Berlin (csr-news) > Produkte der Informations- und Kommunikationstechnologie sind elementarer Bestandteil der öffentlichen Infrastruktur. Würde man bei der Beschaffung dieser Produkte auch die soziale Nachhaltigkeit überprüfen, hätten sie eine Chance diese Prüfung zu bestehen? Ein neuer Bericht mehrerer Nichtregierungsorganisationen, darunter weed, und Electronic Watch, versucht diese Frage zu beantworten.
Rund 2,4 Milliarden Euro gibt die öffentliche Hand jedes Jahr für die Beschaffung von Informationstechnologie aus. Produkte, die oftmals unter unzumutbaren und gesundheitsgefährdenden Arbeitsbedingungen produziert werden. Der aktuell veröffentlichte Bericht „Winds of Change“ hat sich vor allem mit den Arbeitsbedingungen unter dem Gesichtspunkt Gesundheitsschutz und Sicherheit am Arbeitsplatz beschäftigt, mit konkreten Fallbeispielen aus Südkorea und China. Die festgestellten gravierenden Missstände sind nach Auffassung der Aktivisten als strukturelle Probleme einzustufen. Die Verletzung von Mindeststandards bei den Arbeitsbedingungen sei in der Branche weit verbreitet. „Kein Markenhersteller kann behaupten, diesbezüglich eine weiße Weste zu haben“, heißt es im Bericht. Das macht es für öffentliche Auftraggeber schwer, sicherzustellen, dass die von ihnen erworbenen ITK-Produkte unter Einhaltung internationaler Sozialstandards hergestellt wurden.
In der IT-Produktion kommen mehr als 500 gefährliche Chemikalien zum Einsatz, viele davon führen nachweislich zu einem erhöhten Krebsrisiko. In den letzten Jahren wurde bei Hunderten von Arbeitern in dieser Branche in Südkorea Leukämie und Multiple Sklerose diagnostiziert und viele starben bereits an Krebs. Während die verantwortlichen IT-Marktführer diese Verbindung bestreiten, sollen die Recherchen der Aktivisten den Zusammenhang belegen. Die Fallbeispiele aus Südkorea zeigen beispielsweise, dass Arbeiter in der Halbleiterindustrie, die an seltenen Krebsarten und Leukämie erkranken, keine Möglichkeit haben, einen Zusammenhang zwischen ihren Beschwerden und ihrem Arbeitsumfeld zu beweisen. Ohne Diagnose der Erkrankung als Berufskrankheit können sie somit auch keine Entschädigung erhalten. Durch den sehr geringen gewerkschaftlichen Organisationsgrad können sich die Betroffenen kaum wehren. So sollen beispielsweise Markenhersteller in Südkorea aktiv gegen die Bildung unabhängiger Gewerkschaften vorgehen. Nur zwölf der 127.000 Beschäftigten von Samsung Electronics sind Mitglieder einer unabhängigen Gewerkschaft. Samsung widerspricht den Erkenntnissen. In einer Reaktion auf die Rechercheergebnisse schreiben sie: „In Einklang mit der üblichen Praxis in Korea, unterstützen wir Arbeitnehmer, die während ihrer Beschäftigung bei Samsung erkranken. Diese Unterstützung kann in Form einer finanziellen Entschädigung, einer Übernahme von Behandlungskosten und einer Bereitstellung von Versicherungsschutz geleistet werden“. Mehr als 15 Millionen Euro hat das Unternehmen 2013 für zusätzliche medizinische Leistungen im Bereich der Halbleiterproduktion bezahlt.

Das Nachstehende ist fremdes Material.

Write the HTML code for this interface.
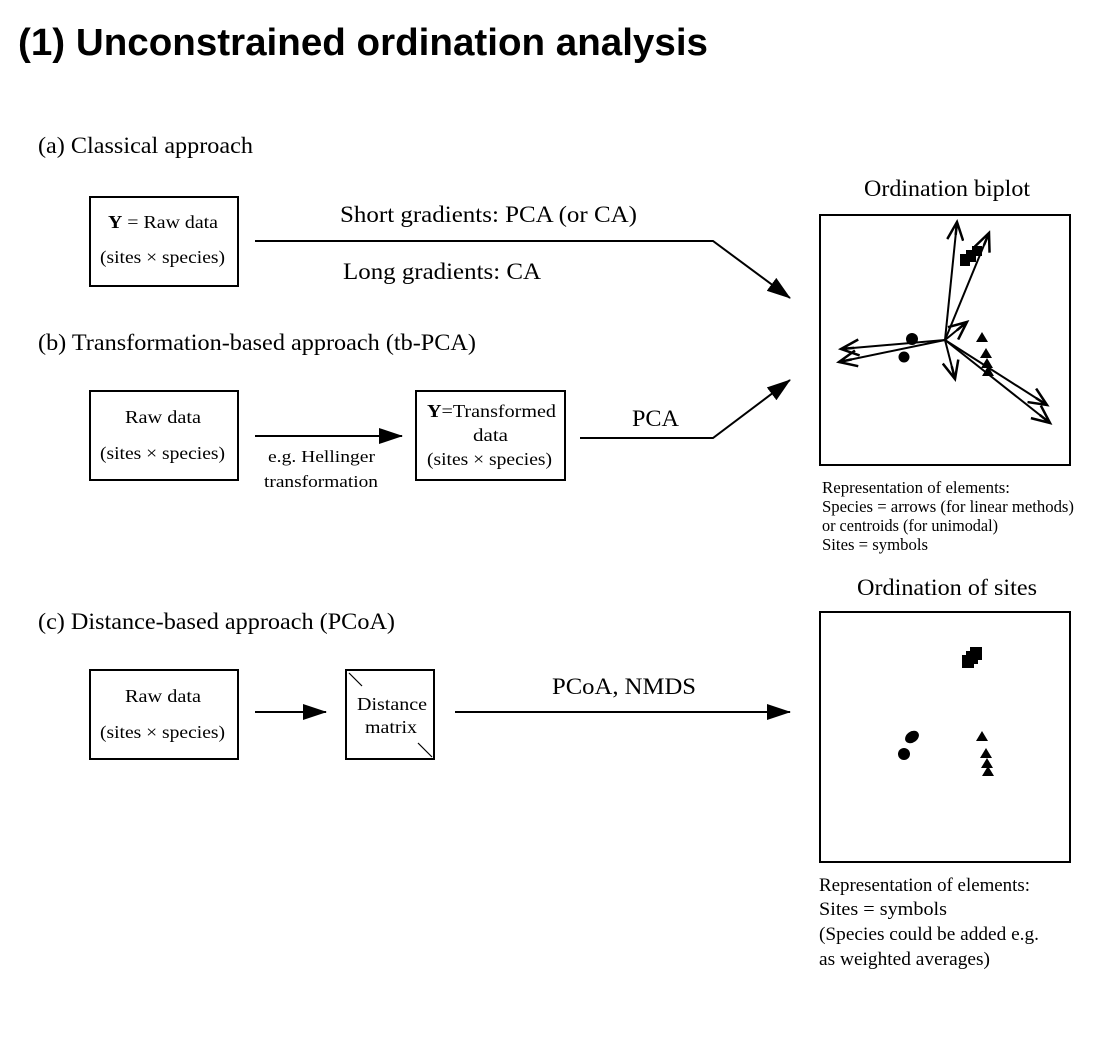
<!DOCTYPE html>
<html><head><meta charset="utf-8"><style>
body{margin:0;background:#fff;width:1110px;height:1042px;overflow:hidden}
svg text{font-family:"Liberation Serif",serif;fill:#000}
</style></head><body>
<svg width="1110" height="1042" viewBox="0 0 1110 1042" xmlns="http://www.w3.org/2000/svg">
<defs>
<marker id="big" markerWidth="24" markerHeight="16" refX="23" refY="8" orient="auto" markerUnits="userSpaceOnUse"><path d="M0,0 L24,8 L0,16 z" fill="#000"/></marker>
<marker id="op" markerWidth="22" markerHeight="18" refX="19" refY="9" orient="auto" markerUnits="userSpaceOnUse"><path d="M1,1 L19,9 L1,17 M19,9 L6,9" fill="none" stroke="#000" stroke-width="2.5"/></marker>
</defs>
<text x="18" y="55" textLength="690" lengthAdjust="spacingAndGlyphs" style="font-family:'Liberation Sans',sans-serif;font-weight:bold;font-size:38px">(1) Unconstrained ordination analysis</text>

<g font-size="23" lengthAdjust="spacingAndGlyphs">
<text x="38" y="153" textLength="215" lengthAdjust="spacingAndGlyphs">(a) Classical approach</text>
<text x="38" y="350" textLength="438" lengthAdjust="spacingAndGlyphs">(b) Transformation-based approach (tb-PCA)</text>
<text x="38" y="629" textLength="357" lengthAdjust="spacingAndGlyphs">(c) Distance-based approach (PCoA)</text>
<text x="340" y="222" textLength="297" lengthAdjust="spacingAndGlyphs">Short gradients: PCA (or CA)</text>
<text x="343" y="279" textLength="198" lengthAdjust="spacingAndGlyphs">Long gradients: CA</text>
<text x="632" y="426" textLength="47" lengthAdjust="spacingAndGlyphs">PCA</text>
<text x="552" y="694" textLength="144" lengthAdjust="spacingAndGlyphs">PCoA, NMDS</text>
<text x="864" y="196" textLength="166" lengthAdjust="spacingAndGlyphs">Ordination biplot</text>
<text x="857" y="595" textLength="180" lengthAdjust="spacingAndGlyphs">Ordination of sites</text>
</g>

<g fill="none" stroke="#000" stroke-width="2">
<rect x="90" y="197" width="148" height="89"/>
<rect x="90" y="391" width="148" height="89"/>
<rect x="416" y="391" width="149" height="89"/>
<rect x="90" y="670" width="148" height="89"/>
<rect x="346" y="670" width="88" height="89"/>
<line x1="349" y1="673" x2="362" y2="686" stroke-width="1.2"/>
<line x1="418" y1="743" x2="432" y2="757" stroke-width="1.2"/>
<rect x="820" y="215" width="250" height="250"/>
<rect x="820" y="612" width="250" height="250"/>
</g>
<g font-size="18" fill="#222">
<text x="108" y="228" textLength="110" lengthAdjust="spacingAndGlyphs"><tspan font-weight="bold">Y</tspan> = Raw data</text>
<text x="100" y="263" textLength="125" lengthAdjust="spacingAndGlyphs">(sites × species)</text>
<text x="125" y="423" textLength="76" lengthAdjust="spacingAndGlyphs">Raw data</text>
<text x="100" y="459" textLength="125" lengthAdjust="spacingAndGlyphs">(sites × species)</text>
<text x="427" y="417" textLength="129" lengthAdjust="spacingAndGlyphs"><tspan font-weight="bold">Y</tspan>=Transformed</text>
<text x="473" y="441" textLength="35" lengthAdjust="spacingAndGlyphs">data</text>
<text x="427" y="465" textLength="125" lengthAdjust="spacingAndGlyphs">(sites × species)</text>
<text x="268" y="462" textLength="107" lengthAdjust="spacingAndGlyphs" font-size="17">e.g. Hellinger</text>
<text x="264" y="487" textLength="114" lengthAdjust="spacingAndGlyphs" font-size="17">transformation</text>
<text x="125" y="702" textLength="76" lengthAdjust="spacingAndGlyphs">Raw data</text>
<text x="100" y="738" textLength="125" lengthAdjust="spacingAndGlyphs">(sites × species)</text>
<text x="357" y="710" textLength="70" lengthAdjust="spacingAndGlyphs">Distance</text>
<text x="365" y="733" textLength="52" lengthAdjust="spacingAndGlyphs">matrix</text>
</g>

<g fill="none" stroke="#000" stroke-width="2">
<polyline points="255,241 713,241 790,298" marker-end="url(#big)"/>
<polyline points="580,438 713,438 790,380" marker-end="url(#big)"/>
<line x1="255" y1="436" x2="402" y2="436" marker-end="url(#big)"/>
<line x1="255" y1="712" x2="326" y2="712" marker-end="url(#big)"/>
<line x1="455" y1="712" x2="790" y2="712" marker-end="url(#big)"/>
</g>

<g fill="#000">
<rect x="960" y="254" width="10" height="12"/><rect x="966" y="250" width="10" height="12"/><rect x="972" y="246" width="10" height="10"/>
<circle cx="912" cy="339" r="6"/><circle cx="904" cy="357" r="5.5"/>
<path d="M982,332 l6,10 h-12z M986,348 l6,10 h-12z M987,358 l6,10 h-12z M988,366 l6,10 h-12z"/>
</g>
<g fill="none" stroke="#000" stroke-width="2">
<line x1="945" y1="340" x2="957" y2="222" marker-end="url(#op)"/>
<line x1="945" y1="340" x2="989" y2="233" marker-end="url(#op)"/>
<line x1="945" y1="340" x2="967" y2="322" marker-end="url(#op)"/>
<line x1="945" y1="340" x2="841" y2="349" marker-end="url(#op)"/>
<line x1="945" y1="340" x2="839" y2="362" marker-end="url(#op)"/>
<line x1="945" y1="340" x2="955" y2="379" marker-end="url(#op)"/>
<line x1="945" y1="340" x2="1047" y2="405" marker-end="url(#op)"/>
<line x1="945" y1="340" x2="1050" y2="423" marker-end="url(#op)"/>
</g>

<g fill="#000">
<rect x="962" y="655" width="12" height="13"/><rect x="970" y="647" width="12" height="13"/><rect x="966" y="651" width="12" height="13"/>
<ellipse cx="912" cy="737" rx="7.5" ry="5.5" transform="rotate(-35 912 737)"/><circle cx="904" cy="754" r="6"/>
<path d="M982,731 l6,10 h-12z M986,748 l6,10 h-12z M987,758 l6,10 h-12z M988,766 l6,10 h-12z"/>
</g>

<g font-size="16.5">
<text x="822" y="493" textLength="188" lengthAdjust="spacingAndGlyphs">Representation of elements:</text>
<text x="822" y="512" textLength="252" lengthAdjust="spacingAndGlyphs">Species = arrows (for linear methods)</text>
<text x="822" y="531" textLength="176" lengthAdjust="spacingAndGlyphs">or centroids (for unimodal)</text>
<text x="822" y="550" textLength="106" lengthAdjust="spacingAndGlyphs">Sites = symbols</text>
</g>
<g font-size="19">
<text x="819" y="891" textLength="211" lengthAdjust="spacingAndGlyphs">Representation of elements:</text>
<text x="819" y="915" textLength="128" lengthAdjust="spacingAndGlyphs">Sites = symbols</text>
<text x="819" y="940" textLength="220" lengthAdjust="spacingAndGlyphs">(Species could be added e.g.</text>
<text x="819" y="965" textLength="171" lengthAdjust="spacingAndGlyphs">as weighted averages)</text>
</g>
</svg>
</body></html>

Trotz aller Probleme entwickeln sich Initiativen auf europäischer oder landespolitischer Ebene die eine nachhaltige Beschaffung der öffentlichen Hand vorantreiben wollen. Als besonders progressive Vorreiter nennt der Bericht die Regelungen des Vergabegesetzes in NRW. Im Gegensatz zu anderen Bundesländern hat Nordrhein-Westfalen den Anwendungsbereich nicht auf bestimmte Produktgruppen eingeschränkt, sodass das Gesetz auch für bekanntermaßen „schwierige” Produktgruppen wie die Informations- und Kommunikationstechnologie anwendbar ist. „Das Gesetz bietet für das Land die Chance, sich als Vorbild im Bereich öko-sozialer IT-Beschaffung zu profilieren“, so die Autoren.